The National Electronics Manufacturing Initiative, an industry-organized "virtual consortium" known as NEMI, has announced three new optoelectronics projects focusing on optical adhesives, fiber handling and fiber optic signal performance.

The initiatives are the result of a gap analysis performed as part of the Herndon, Va., organization's 2000 road-mapping plan. The planning session, held every two years, identifies gaps in the infrastructure and sets goals that must be met if the industry is to remain competitive.

"There is tremendous overcapacity and dark fiber," said CEO Jim McElroy, who is steering NEMI through one of the softest markets in years. The member companies realize that, if they are going to achieve low-cost, high-volume manufacturing, they must cooperate. "Now is the time," he added.

McElroy said that the organization is interested primarily in establishing industry standard solutions. Although he acknowledged that all competitive gaps are related to technology -- for instance, the state-sponsored programs that make the European Union and China strong competitors -- NEMI's roots are in technology, and it is more concerned with business practices than the policy side of the equation.

Because the industry is still in the embryonic stage, NEMI hopes to minimize wasteful and anticompetitive practices that result from differing standards. To avoid proprietary conflicts among its members, it focuses on precompetitive technologies, such as optoelectronic packaging, said Alan Rae, chairman of the NEMI optoelectronics technology integration group and vice president of technology for Cookson Electronics. For example, connectors are things all members can talk about, he said, unlike waveguides or diodes.

One concern, McElroy said, is that they don't want to standardize something that technology will do away with in a few years. Creating a standard is only the first part of the problem. However, as integration occurs, it may resolve some of the challenges they are now facing.
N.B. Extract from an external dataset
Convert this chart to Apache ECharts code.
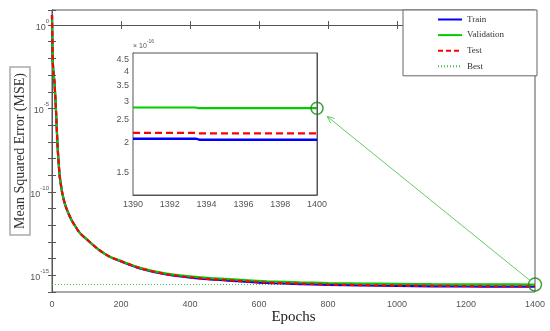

The primary problem is that people aren't buying, Rae said. The performance of copper-based electronics has gone up while the price has come down. Optoelectronics technologies must be improved before they can compete with copper. Although current programs examine the tools and techniques for advancing fiber optics, Rae envisions a need for chip-to-chip communication between optoelectronics and computers that could open up new possibilities for the industry.